When one thinks of volunteering one's time, one thinks in terms of making sandwiches for the homeless or perhaps sorting clothing at a clothing bank.  One does not think of turning the lights off at the local stadium.  At least I don't.

And yet, as a way of offsetting the exhorbitant cost of participation in the Pride of Broken Arrow, we occasionally work off the cost by cleaning up the stadium after an event.  For minimum wage, Evan and his buddies (and actually Mel and I too) can show up after an event and pick up the trash.  It's worth it to me since, as the responsible adult, I do not actually bend over to pick anything up; I manage the affair.  I say "do this" and "do that".  And in the end, I am responsible for locking all the gates and turning off the big stadium lights which is pretty cool.

I got to go to the pressbox in order to do that since that's where the switches are.  It's the sort of thing that I've always kind of wanted to do but once done, I don't really want to do it again.  So last night, I showed up after some sort of soccer playoff game and had some boys go pick up trash.  Soccer is not a huge crowd-drawing thing in Oklahoma so the attendance (and therefore the trash load) was not large.  We finished up quickly.  But Cox Communications was there to broadcast the game on the local cable channel and they were definitely not finishing up quickly.

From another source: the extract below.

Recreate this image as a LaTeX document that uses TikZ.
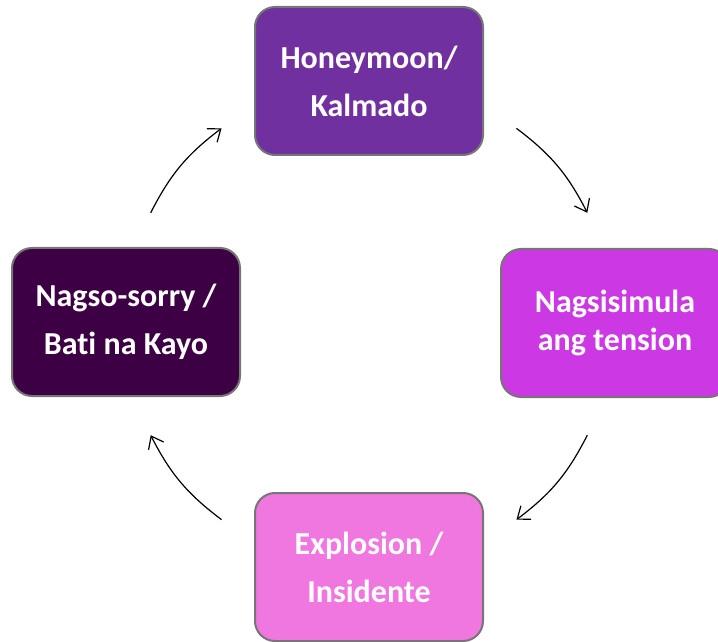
\documentclass[tikz,border=0pt]{standalone}
\usepackage{fontspec}
\setmainfont{Carlito}[Ligatures={NoCommon,NoContextual}]
\usepackage{tikz}
\usetikzlibrary{positioning,arrows.meta}
\definecolor{calmc}{HTML}{7030A0}
\definecolor{tensc}{HTML}{CB38E4}
\definecolor{explc}{HTML}{F076E0}
\definecolor{sorryc}{HTML}{3E0045}
\definecolor{bordc}{HTML}{767676}

\begin{document}
\begin{tikzpicture}[x=1pt,y=1pt]
            \tikzset{
                cyc node/.style={rectangle,rounded corners=20pt,draw=bordc,line width=2pt,minimum width=228pt,minimum height=148pt,inner sep=0,text=white,align=center,font=\fontsize{32}{48}\selectfont\bfseries},
                cyc edge/.style={bend left=13,line width=1.2pt,-{Straight Barb[length=11pt,width=17pt]}}
            }
            \useasboundingbox (0,0) rectangle (718,641);
            \node[cyc node,fill=calmc] (calm) at (369,560) {Honeymoon/\\Kalmado};
            \node[cyc node,fill=tensc,font=\fontsize{32}{38}\selectfont\bfseries] (tens) at (615,318) {Nagsisimula\\ang tension};
            \node[cyc node,fill=explc] (expl) at (369,74) {Explosion /\\Insidente};
            \node[cyc node,fill=sorryc] (sorry) at (126,319) {Nagso-sorry /\\Bati na Kayo};
            % ends of the arrows, on a circle round the middle
            \coordinate (mid) at (369,317);
            \coordinate (calm out) at ([shift={(mid)}]53:245);
            \coordinate (tens in) at ([shift={(mid)}]27:245);
            \coordinate (tens out) at ([shift={(mid)}]-27:245);
            \coordinate (expl in) at ([shift={(mid)}]-53:245);
            \coordinate (expl out) at ([shift={(mid)}]233:245);
            \coordinate (sorry in) at ([shift={(mid)}]207:245);
            \coordinate (sorry out) at ([shift={(mid)}]153:245);
            \coordinate (calm in) at ([shift={(mid)}]127:245);
            \path[draw]
                (calm out) edge[cyc edge] (tens in)
                (tens out) edge[cyc edge] (expl in)
                (expl out) edge[cyc edge] (sorry in)
                (sorry out) edge[cyc edge] (calm in)
                ;
        \end{tikzpicture}
\end{document}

I did my making-the-rounds thing pulling on gate locks to make sure they were really locked.  Then I made my way back around to the front where Cox parked their box trucks filled with portable TV studio stuff (and festooned with their logos) to await their departure.  I found out that they travel with about 100 miles of cable; all of which has to be painstakingly coiled up by hand and stowed in the trucks.  I watched for what seemed like hours while a troop of guys carefully coiled up cables and stowed them in the trucks. 

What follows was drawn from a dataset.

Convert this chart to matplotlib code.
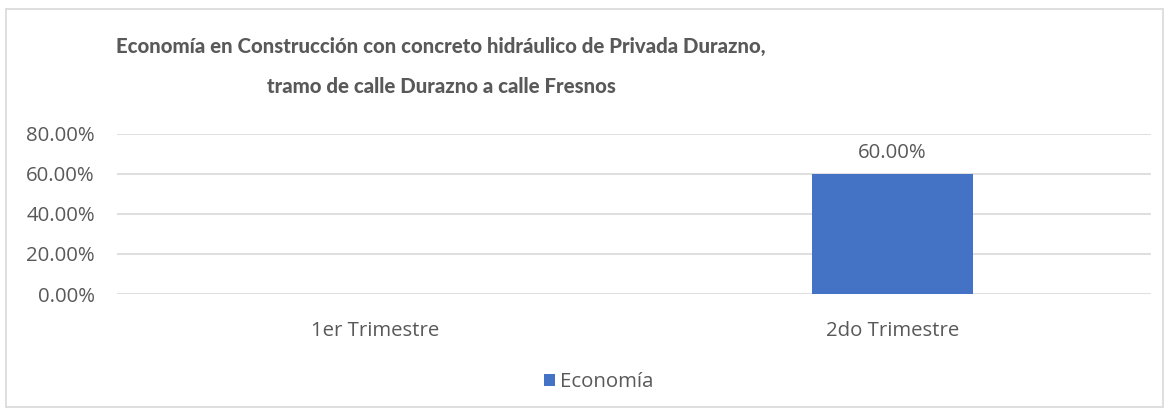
import numpy as np
import matplotlib.pyplot as plt
from matplotlib.patches import Rectangle

categorias = ['1er Trimestre', '2do Trimestre']
economia = [0.0, 0.60]
serie = 'Economía'
titulo = ['Economía en Construcción con concreto hidráulico de Privada Durazno,',
          'tramo de calle Durazno a calle Fresnos']

plt.rcParams['font.family'] = ['Open Sans', 'DejaVu Sans']
gris = '#595959'

fig = plt.figure(figsize=(11.71, 4.12), dpi=100)
ax = fig.add_axes([0.0999, 0.2864, 0.883, 0.3884])

x = np.arange(len(categorias))
barras = ax.bar(x, economia, width=0.313, color='#4472C4', label=serie, zorder=3)

for xi, v in zip(x, economia):
    if v > 0:
        ax.text(xi, v + 0.055, f'{v*100:.2f}%', ha='center', va='bottom', fontsize=14.7, color=gris)

ax.set_xlim(-0.5, 1.5)
ax.set_ylim(0, 0.8)
ax.set_yticks(np.arange(0, 0.81, 0.2))
ax.set_yticklabels([f'{t*100:.2f}%' for t in np.arange(0, 0.81, 0.2)])
ax.set_xticks(x)
ax.set_xticklabels(categorias)
ax.tick_params(axis='both', length=0, labelsize=14.7, labelcolor=gris)
ax.tick_params(axis='y', pad=16)
ax.tick_params(axis='x', pad=19.5)
ax.grid(axis='y', color='#d9d9d9', linewidth=1.2, zorder=0)
for s in ax.spines.values():
    s.set_visible(False)

for linea, yy in zip(titulo, [0.888, 0.789]):
    fig.text(0.3766, yy, linea, ha='center', va='center', fontsize=14.7,
             fontweight=900, color=gris, family=['Lato', 'DejaVu Sans'])

fig.legend(loc='center', bbox_to_anchor=(0.511, 0.072), frameon=False,
           fontsize=14.7, labelcolor=gris, handlelength=0.55, handleheight=0.55,
           handletextpad=0.25)

fig.add_artist(Rectangle((0.005, 0.012), 0.988, 0.966, transform=fig.transFigure,
                         fill=False, edgecolor='#d9d9d9', linewidth=1.2))

fig.savefig('out.png', dpi=100, facecolor='white')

I finally rode the elevator up to the press box, turned off the stadium lights with the crazy-looking little key, and was about to set the alarm when two coaches appeared.  Both of us were surprised to see the other but I was relieved to find some school officials (who were actually on the payroll and therefore responsible for making sure this was done correctly) to help set the alarm.  The alarm was duly set and we rode down to find that the cable guys were still busy coiling and packing.  Thankfully, the coaches let me off the hook and said they'd stay until this was done.

Evan finally got so bored he went out to the truck and listened to his iPod.  So, I got to do something new last night.  Hopefully, I won't have to do it very often.